Nope, I was born too late for it to be a culture shock- and began 1st grade in fall of 1959!
Lessee: Dad bought a new 1959 Opel Rekord Caravan(station wagon) that was our family car for at least 5 years. I well remember gas station attendants walking around it, looking at it sideways, & asking,"Whut kinda car IS that?"
Dad's boss had one too- ours was blue, his was gray. So my involvement with foreign cars goes *Way* back.
A family in the next town had already started a decades long affair with Volkswagens. About the same time, my uncle from Californa got a VW camper van/microbus, & drove from CA to ETx in it with his wife & 4 sons!

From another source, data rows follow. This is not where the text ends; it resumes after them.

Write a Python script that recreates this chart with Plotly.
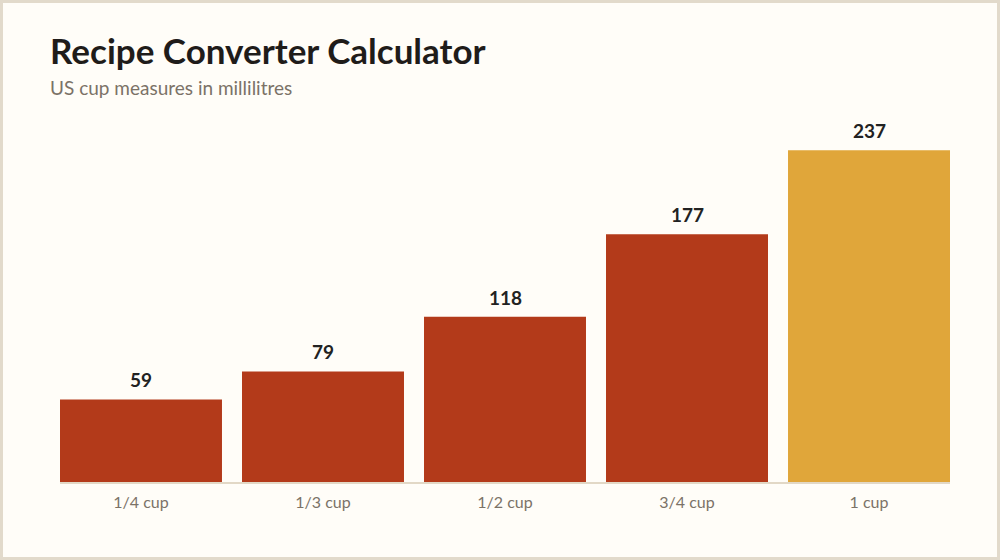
import plotly.graph_objects as go

categories = ["1/4 cup", "1/3 cup", "1/2 cup", "3/4 cup", "1 cup"]
values_ml = [59, 79, 118, 177, 237]
bar_colors = ["#b33a1a", "#b33a1a", "#b33a1a", "#b33a1a", "#e0a63a"]

W, H = 1000, 560
ML, MR, MT, MB = 60, 50, 120, 78
PW, PH = W - ML - MR, H - MT - MB

def px_x(x):
    return (x - ML) / PW

def px_y(y):
    return (H - MB - y) / PH

fig = go.Figure()
fig.add_trace(go.Bar(
    x=list(range(len(categories))),
    y=values_ml,
    marker=dict(color=bar_colors, line=dict(width=0)),
    hoverinfo="skip",
))

for i, v in enumerate(values_ml):
    fig.add_annotation(
        x=i, y=v, xref="x", yref="y", text=f"<b>{v}</b>", showarrow=False,
        yanchor="bottom", yshift=6,
        font=dict(family="Lato", size=19, color="#222222"),
    )

fig.add_annotation(
    x=px_x(50), y=px_y(27), xref="paper", yref="paper", xanchor="left", yanchor="top",
    xshift=-2,
    text="<b>Recipe Converter Calculator</b>", showarrow=False,
    font=dict(family="Lato", size=35, color="#1f1c1a"),
)
fig.add_annotation(
    x=px_x(50), y=px_y(74), xref="paper", yref="paper", xanchor="left", yanchor="top",
    xshift=-2,
    text="US cup measures in millilitres", showarrow=False,
    font=dict(family="Lato", size=19, color="#7b7267"),
)

fig.add_shape(
    type="rect", xref="paper", yref="paper",
    x0=px_x(1.5), x1=px_x(998.5), y0=px_y(558.5), y1=px_y(1.5),
    line=dict(color="#e2dacb", width=3), fillcolor="rgba(0,0,0,0)", layer="above",
)

fig.update_layout(
    width=W, height=H,
    margin=dict(l=ML, r=MR, t=MT, b=MB, pad=0),
    paper_bgcolor="#fffdf8", plot_bgcolor="#fffdf8",
    showlegend=False,
    bargap=0.11,
    xaxis=dict(
        range=[-0.445, 4.445], tickmode="array", tickvals=list(range(len(categories))),
        ticktext=categories, showgrid=False, zeroline=False,
        showline=True, linecolor="#e2d8c6", linewidth=2, ticks="", ticklen=0,
        ticklabelstandoff=5,
        tickfont=dict(family="Lato", size=16, color="#7b7267"),
        fixedrange=True,
    ),
    yaxis=dict(
        range=[0, PH / 1.4], showgrid=False, zeroline=False, showline=False,
        showticklabels=False, fixedrange=True,
    ),
)

fig.write_html("out.html", config={"displayModeBar": False})
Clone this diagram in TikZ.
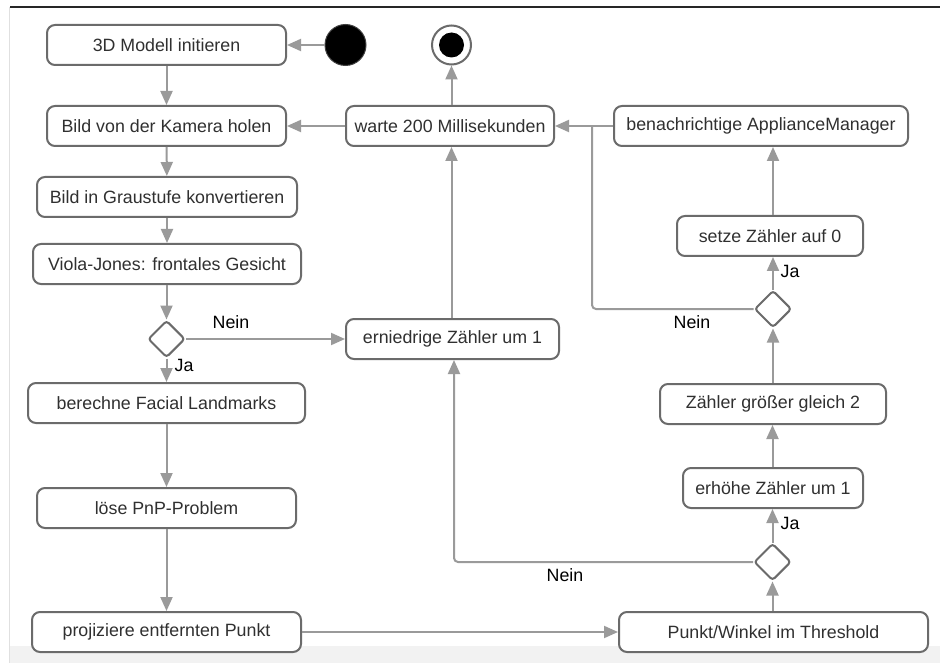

Someone local had one of those little foreign amphibious cars- I remember watching it drive into the lake- & there were at least 2 Nash Metropolitans in town- though I'm unsure if the Nashes were made overseas or just looked like they were.
All the above were on the scene in a tiny East Texas town circa 1959-1961- but it's true that foreign cars were a tiny percentage of the local vehicles, surely no more than 1% or so, probably less.
It was the mid to late 1960's before the percentages had changed in a big way. By then, VW was the foreign car king. Toyota & Datsun(Nissan) finally showed up in our area, especially Datsuns with their little pickups & the original 240Z. But American brands were still the huge majority.
So- tiny minority way back then? Yes. Culture shock? No way!